Since the risk management models used until now ignored the uncertainties inherent in reflexivity, limits on credit and leverage will have to be set substantially lower than those that were tolerated in the recent past. This means that financial institutions in the aggregate will be less profitable than they have been during the super-bubble and some business models that depended on excessive leverage will become uneconomical. The financial industry has already dropped from 25 percent of total market capitalization to 16 percent. This ratio is unlikely to recover to anywhere near its previous high; indeed, it is likely to end lower. This may be considered a healthy adjustment, but not by those who are losing their jobs.

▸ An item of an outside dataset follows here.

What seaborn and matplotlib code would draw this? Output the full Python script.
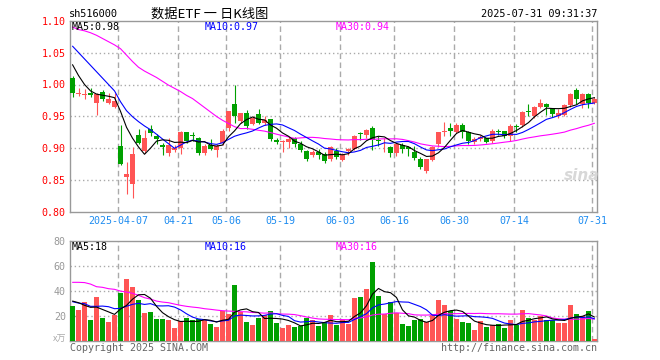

In view of the tremendous losses suffered by the general public, there is a real danger that excessive deregulation will be succeeded by punitive reregulation. That would be unfortunate because regulations are liable to be even more deficient than the market mechanism. As I have suggested, regulators are not only human but also bureaucratic and susceptible to lobbying and corruption. It is to be hoped that the reforms outlined here will preempt a regulatory overkill.
—November 6, 2008
Notes
[*]The New Paradigm for Financial Markets: The Credit Crisis of 2008 and What It Means (PublicAffairs, 2008).